Sometimes I’ve seen people make this shift of identity in a very short span of time; other times, it can take years of moving past limiting habits of mind (which themselves can arise from our collective human trauma). But I and all the other IS Lorian faculty have seen it happen and the changes this can make in a person’s life—and the consequent positive effects they can have in bringing Light into the world.
Over the years, I have felt the need–sometimes through overemphasis or focus–to keep the message and vision of Incarnational Spirituality clear and strong in spite of the habits of mind and the very real presence of suffering that would move it in a different direction and turn it into something else. As IS was developing and finding definition and coherency, I felt that to focus on the negative aspects of ourselves, our trauma and our “shadow,” would dilute, if not actually distort, what Incarnational Spirituality was about and what it was trying to accomplish.

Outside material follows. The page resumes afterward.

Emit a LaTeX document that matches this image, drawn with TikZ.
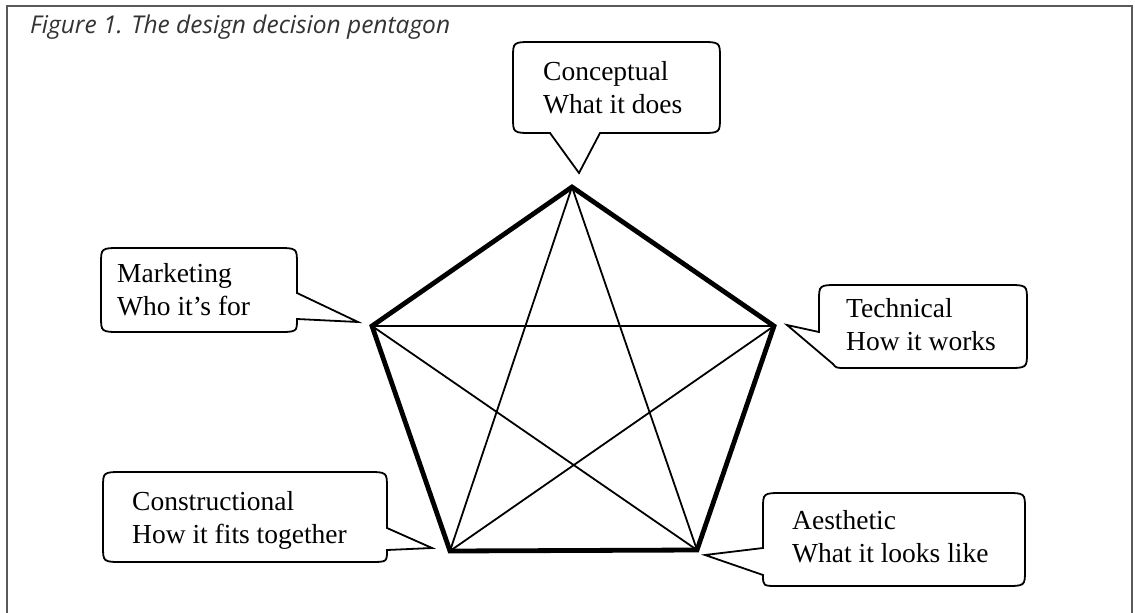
\documentclass[tikz,border=0pt]{standalone}
\usepackage{fontspec}
\setmainfont{Liberation Serif}
\newfontfamily\titlefont{Open Sans}
\begin{document}
\begin{tikzpicture}[x=1pt,y=-1pt,
  callout/.style={draw=black, line width=1.8pt, line join=miter},
  lbl/.style={anchor=base west, align=left, inner sep=0pt, font=\fontsize{27.5}{33}\selectfont},
  rim/.style={line width=4.8pt, line join=miter},
  diag/.style={line width=1.8pt},
  framestyle/.style={draw=black!65, line width=1.8pt}]
\useasboundingbox (0,0) rectangle (1135,613);
% frame
\draw[framestyle] (7,613) -- (7,6) -- (1132,6) -- (1132,613);
% title
\node[anchor=base west, inner sep=0pt, text=black!80,
      font=\titlefont\itshape\fontsize{24.5}{28}\selectfont] (title) at (30,33)
      {Figure 1. The design decision pentagon};
% pentagon vertices
\coordinate (P1) at (572,187);
\coordinate (P2) at (774,326);
\coordinate (P3) at (697,550);
\coordinate (P4) at (450,551);
\coordinate (P5) at (372,326);
% diagonals
\draw[diag] (P1) -- (P3);
\draw[diag] (P1) -- (P4);
\draw[diag] (P2) -- (P5);
\draw[diag] (P2) -- (P4);
\draw[diag] (P5) -- (P3);
% rim
\draw[rim] (P1) -- (P2) -- (P3) -- (P4) -- (P5) -- cycle;
% callout tips
\coordinate (ctip) at (579,173);
\coordinate (mtip) at (358,322);
\coordinate (ttip) at (787,325);
\coordinate (ktip) at (432,548);
\coordinate (atip) at (705,555);
% Conceptual
\draw[callout] (ctip) -- (600,133) -- (700,133) .. controls (720,133) .. (720,117)
  -- (720,58) .. controls (720,42) .. (700,42) -- (533,42) .. controls (513,42) .. (513,58)
  -- (513,117) .. controls (513,133) .. (533,133) -- (550,133) -- cycle;
\node[lbl] (ctext) at (543,113) {Conceptual\\What it does};
% Marketing
\draw[callout] (mtip) -- (297,319) .. controls (297,332) .. (277,332) -- (121,332)
  .. controls (101,332) .. (101,316) -- (101,264) .. controls (101,248) .. (121,248)
  -- (277,248) .. controls (297,248) .. (297,264) -- (297,293) -- cycle;
\node[lbl] (mtext) at (117,315) {Marketing\\Who it’s for};
% Technical
\draw[callout] (ttip) -- (819,332) -- (819,301) .. controls (819,285) .. (839,285)
  -- (1007,285) .. controls (1027,285) .. (1027,301) -- (1027,352)
  .. controls (1027,368) .. (1007,368) -- (848,368) .. controls (836,368) .. (833,364) -- cycle;
\node[lbl] (ttext) at (846,350) {Technical\\How it works};
% Constructional
\draw[callout] (ktip) -- (387,550) .. controls (387,562) .. (370,562)
  -- (123,562) .. controls (103,562) .. (103,546) -- (103,488) .. controls (103,472) .. (123,472)
  -- (367,472) .. controls (387,472) .. (387,488) -- (387,528) -- cycle;
\node[lbl] (ktext) at (132,543) {Constructional\\How it fits together};
% Aesthetic
\draw[callout] (atip) -- (763,548) -- (763,509) .. controls (763,493) .. (783,493)
  -- (1005,493) .. controls (1025,493) .. (1025,509)
  -- (1025,570) .. controls (1025,586) .. (1005,586) -- (778,586) .. controls (763,586) .. (763,575) -- cycle;
\node[lbl] (atext) at (792,562) {Aesthetic\\What it looks like};
\end{tikzpicture}
\end{document}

IS is about healing our sense of spiritual identity, which is every bit as important as healing ourselves psychologically or physically. It’s part of our wholeness, as is the healing and wholeness of our subtle energy “body” or field, which is also a focus of Incarnational Spirituality.
I am no longer as concerned that the essential message and purpose of IS can be lost, though care must always be taken. Over the years, Incarnational Spirituality has clarified and strengthened its work and its contribution to human wholeness. Increasingly, it takes its place as offering a powerful set of tools to bring our innate spiritual resources into play. But other tools are possible and needed as well, which is why, looking ahead, I am delighted that steps are being made to add to the IS toolbox psychological and somatic forms of healing and empowerment. This recognizes and honors the many levels that make up our incarnation.
Such a holistic approach is necessary if we are to fully engage, neutralize, heal, and dissolve the “Scream” that continues to haunt humanity. This is the promise of the future, one to which Incarnational Spirituality has a unique and important contribution to make.